Análise
Chacina é lembrete de conflito que Ocidente parece esquecer
Sobra a certeza de que este assunto voltará a preocupar o Ocidente quando o terror saltar as fronteiras mais uma vez
A chacina dos inocentes de Peshawar é o tipo de lembrete possível de um conflito que tende a cair no esquecimento do Ocidente, uma vez que a antiga "guerra ao terror" mudou de foco.
Se antes as áreas tribais paquistanesas estavam no topo da lista de preocupações ocidentais, por ora o problema maior está em tentar conter o Estado Islâmico na Síria e no Iraque e ter de lidar com malucos como o atirador que invadiu um café em Sydney na segunda-feira (15).
Faz sentido para Washington, mas tem seu custo. O legado mais tóxico da antiga "guerra ao terror" sobrou para o Paquistão, país onde cerca de 50 mil civis morreram em ataques de militantes e escaramuças afins desde 2001.
A retirada dos EUA do Afeganistão, país onde Osama bin Laden se escondia quando ocorreu o 11/9, sacramentou a reorientação que já vinha desde a morte do chefe da rede Al Qaeda, em 2011.
Para quem ficou para trás, a matança continua. O Taleban paquistanês é parente do seu homônimo afegão, mas bem diferente na concepção. O Taleban afegão, com todos os horrores que praticou no poder entre 1996 e 2001, sempre buscou um controle territorial.
Os talebans são da etnia pashtun, majoritária no país e nas áreas tribais vizinhas do Paquistão. A fronteira entre eles é uma invenção colonial britânica, e o intercâmbio entre tribos é constante de lado a lado.
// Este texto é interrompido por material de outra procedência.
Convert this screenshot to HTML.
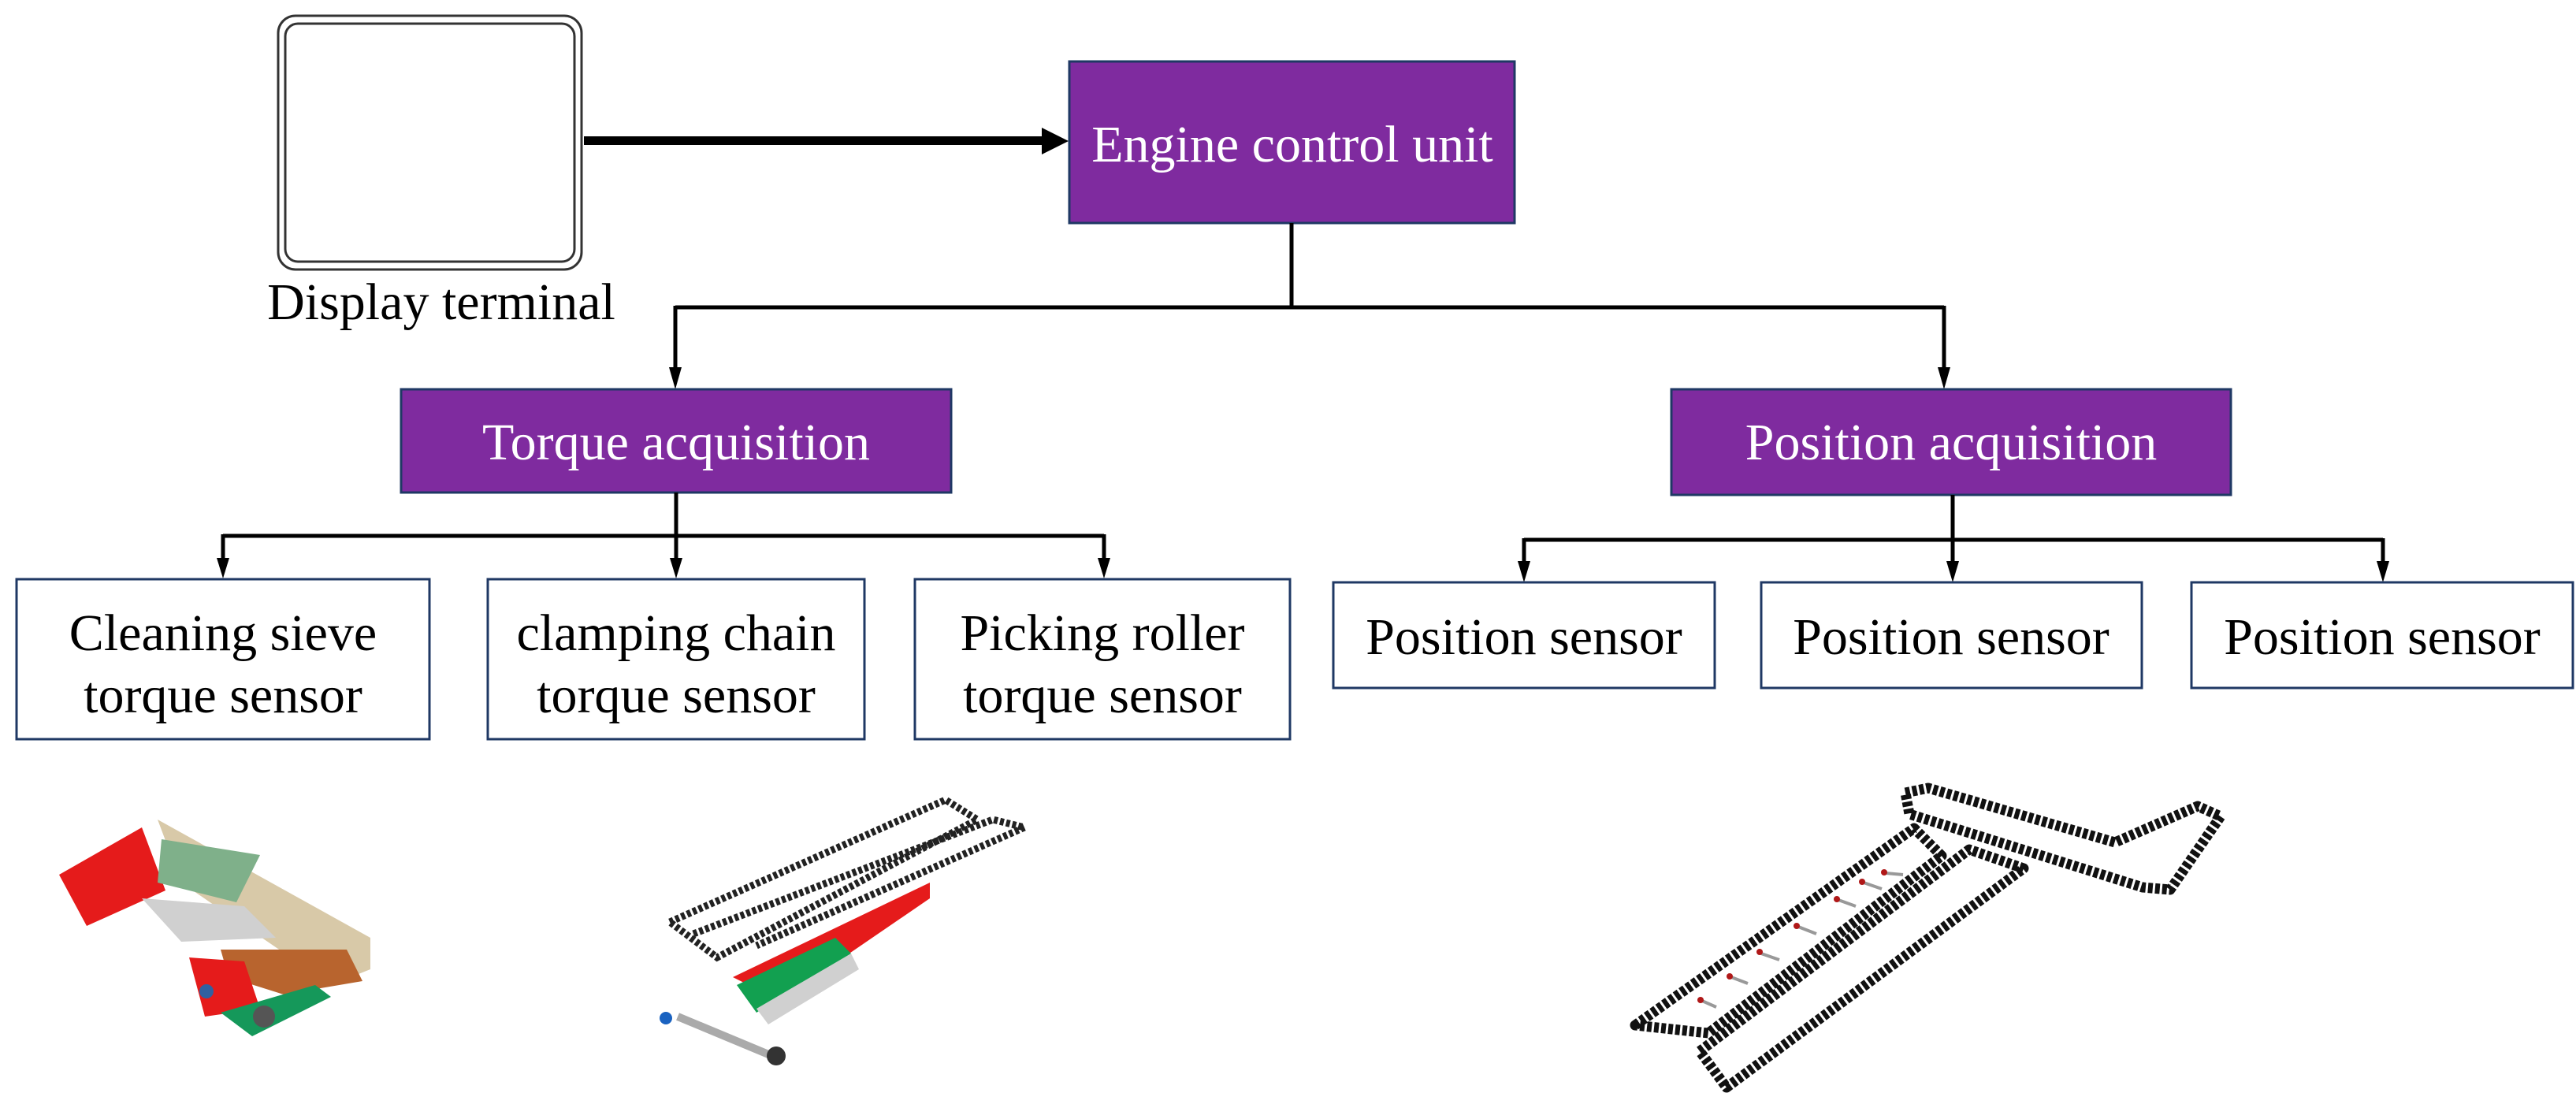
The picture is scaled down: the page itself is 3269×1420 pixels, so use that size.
<!DOCTYPE html>
<html><head><meta charset="utf-8"><style>
html,body{margin:0;padding:0;background:#fff;}
svg{display:block;}
text{font-family:"Liberation Serif",serif;font-size:66px;}
</style></head><body>
<svg width="3269" height="1420" viewBox="0 0 3269 1420" xmlns="http://www.w3.org/2000/svg">
<defs>
<marker id="ah" markerWidth="10" markerHeight="10" refX="9" refY="5" orient="auto" markerUnits="userSpaceOnUse" viewBox="0 0 10 10">
</marker>
</defs>
<!-- Display terminal -->
<rect x="353" y="20" width="385" height="322" rx="22" fill="#fff" stroke="#333" stroke-width="3"/>
<rect x="362" y="30" width="367" height="302" rx="16" fill="none" stroke="#333" stroke-width="3"/>
<text x="560" y="405" text-anchor="middle" fill="#000" font-size="64">Display terminal</text>
<!-- arrow to ECU -->
<rect x="741" y="173" width="585" height="11" fill="#000"/>
<polygon points="1322,162 1356,179 1322,196" fill="#000"/>
<!-- ECU -->
<rect x="1357" y="78" width="565" height="205" fill="#7f2b9f" stroke="#1f3864" stroke-width="3"/>
<text x="1640" y="205" text-anchor="middle" fill="#fff">Engine control unit</text>
<!-- ECU to acquisition -->
<g stroke="#000" stroke-width="5" fill="none">
<line x1="1639" y1="283" x2="1639" y2="390"/>
<line x1="857" y1="390" x2="2467" y2="390"/>
<line x1="857" y1="388" x2="857" y2="470"/>
<line x1="2467" y1="388" x2="2467" y2="470"/>
</g>
<polygon points="849,466 865,466 857,494" fill="#000"/>
<polygon points="2459,466 2475,466 2467,494" fill="#000"/>
<!-- acquisition boxes -->
<rect x="509" y="494" width="698" height="131" fill="#7f2b9f" stroke="#1f3864" stroke-width="3"/>
<text x="858" y="583" text-anchor="middle" fill="#fff">Torque acquisition</text>
<rect x="2121" y="494" width="710" height="134" fill="#7f2b9f" stroke="#1f3864" stroke-width="3"/>
<text x="2476" y="583" text-anchor="middle" fill="#fff">Position acquisition</text>
<!-- torque connectors -->
<g stroke="#000" stroke-width="5" fill="none">
<line x1="858" y1="625" x2="858" y2="712"/>
<line x1="283" y1="680" x2="1401" y2="680"/>
<line x1="283" y1="678" x2="283" y2="712"/>
<line x1="1401" y1="678" x2="1401" y2="712"/>
<line x1="2478" y1="628" x2="2478" y2="716"/>
<line x1="1934" y1="685" x2="3024" y2="685"/>
<line x1="1934" y1="683" x2="1934" y2="716"/>
<line x1="3024" y1="683" x2="3024" y2="716"/>
</g>
<polygon points="275,708 291,708 283,734" fill="#000"/>
<polygon points="850,708 866,708 858,734" fill="#000"/>
<polygon points="1393,708 1409,708 1401,734" fill="#000"/>
<polygon points="1926,712 1942,712 1934,739" fill="#000"/>
<polygon points="2470,712 2486,712 2478,739" fill="#000"/>
<polygon points="3016,712 3032,712 3024,739" fill="#000"/>
<!-- torque sensor boxes -->
<g fill="#fff" stroke="#1f3864" stroke-width="3">
<rect x="21" y="735" width="524" height="203"/>
<rect x="619" y="735" width="478" height="203"/>
<rect x="1161" y="735" width="476" height="203"/>
<rect x="1692" y="739" width="484" height="134"/>
<rect x="2235" y="739" width="483" height="134"/>
<rect x="2781" y="739" width="484" height="134"/>
</g>
<g fill="#000" text-anchor="middle">
<text x="283" y="825">Cleaning sieve</text>
<text x="283" y="904">torque sensor</text>
<text x="858" y="825">clamping chain</text>
<text x="858" y="904">torque sensor</text>
<text x="1399" y="825">Picking roller</text>
<text x="1399" y="904">torque sensor</text>
<text x="1934" y="830">Position sensor</text>
<text x="2476" y="830">Position sensor</text>
<text x="3023" y="830">Position sensor</text>
</g>
<!-- image 1: cleaning sieve -->
<g>
<polygon points="200,1040 470,1190 470,1230 420,1250 230,1120" fill="#d8c9a8"/>
<polygon points="75,1110 180,1050 210,1130 110,1175" fill="#e51b1b"/>
<polygon points="205,1065 330,1085 300,1145 200,1120" fill="#7fb08a"/>
<polygon points="180,1140 310,1150 350,1190 230,1195" fill="#d0d0d0"/>
<polygon points="280,1205 440,1205 460,1245 360,1262 290,1240" fill="#b8642e"/>
<polygon points="240,1215 310,1220 330,1280 260,1290" fill="#e51b1b"/>
<polygon points="280,1285 400,1250 420,1265 320,1315" fill="#15985a"/>
<circle cx="335" cy="1290" r="14" fill="#555"/>
<circle cx="262" cy="1258" r="9" fill="#3060a0"/>
</g>
<!-- image 2: clamping chain -->
<g fill="none">
<path d="M850,1170 L1200,1015 L1240,1040 L910,1215 Z" stroke="#222" stroke-width="9" stroke-dasharray="5 3"/>
<path d="M880,1185 L1260,1040 L1300,1050 L960,1200" stroke="#222" stroke-width="9" stroke-dasharray="5 3"/>
<polygon points="930,1240 1180,1120 1180,1140 990,1270" fill="#e51b1b"/>
<polygon points="935,1250 1060,1190 1080,1210 960,1285" fill="#12a050"/>
<polygon points="960,1280 1080,1210 1090,1230 975,1300" fill="#d0d0d0"/>
<line x1="860" y1="1290" x2="980" y2="1340" stroke="#aaa" stroke-width="10"/>
<circle cx="985" cy="1340" r="12" fill="#333"/>
<circle cx="845" cy="1292" r="8" fill="#1a62c0"/>
</g>
<!-- image 3: position chains -->
<g fill="none" stroke="#111" stroke-width="13" stroke-dasharray="6 3" stroke-linejoin="round">
<polygon points="2075,1301 2429,1051 2464,1086 2168,1311"/>
<polygon points="2157,1334 2499,1078 2568,1102 2191,1380"/>
<polygon points="2418,1006 2447,1000 2684,1069 2789,1023 2818,1036 2754,1129 2719,1126 2423,1033"/>
</g>
<g stroke="#999" stroke-width="4">
<line x1="2178" y1="1278" x2="2160" y2="1270"/>
<line x1="2218" y1="1248" x2="2197" y2="1240"/>
<line x1="2258" y1="1218" x2="2235" y2="1210"/>
<line x1="2305" y1="1185" x2="2282" y2="1176"/>
<line x1="2355" y1="1150" x2="2333" y2="1142"/>
<line x1="2388" y1="1128" x2="2365" y2="1120"/>
<line x1="2415" y1="1110" x2="2393" y2="1108"/>
</g>
<g fill="#b01818">
<circle cx="2158" cy="1269" r="4"/><circle cx="2195" cy="1239" r="4"/><circle cx="2233" cy="1208" r="4"/>
<circle cx="2280" cy="1175" r="4"/><circle cx="2331" cy="1141" r="4"/><circle cx="2363" cy="1119" r="4"/><circle cx="2391" cy="1107" r="4"/>
</g>
</svg>
</body></html>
Diversos grupos militantes, que surgiram incentivados pelos serviços secretos do Paquistão para ajudar a combater a rival Índia, acabaram amalgamados sob a bandeira do Taleban paquistanês quando Islamabad passou a atacá-los mais duramente depois do 11 de Setembro, sob pressão americana.
O governo paquistanês luta desde então contra suas crias, numa crise sem fim.
Houve inspiração e ajuda do outro lado da fronteira, mas os objetivos e métodos sempre foram diversos.
Tanto é assim que hoje os fundamentalistas tribais preferem se identificar ideologicamente com o Estado Islâmico, enquanto o Taleban afegão volta e meia ensaia alguma acomodação institucional com Cabul.
É tentador ver uma repetição em forma de tragédia do que aconteceu após a ocupação soviética do Afeganistão (1979-89).
Os EUA ajudaram as guerrilhas islâmicas a desgastar os invasores, que acabaram se retirando, só para abandoná-las à própria sorte. Resultado: guerra civil violentíssima e ascensão do Taleban.
Contudo, o momento histórico hoje é outro, e não há uma disputa pelo governo do Paquistão em questão.
Por mais que o Estado não controle as áreas tribais, não é factível achar que os militantes irão tomar Islamabad e proclamar seu califado.
Sobram o ciclo de violência entre os locais e a certeza de que este assunto voltará a preocupar o Ocidente quando o terror saltar as fronteiras mais uma vez.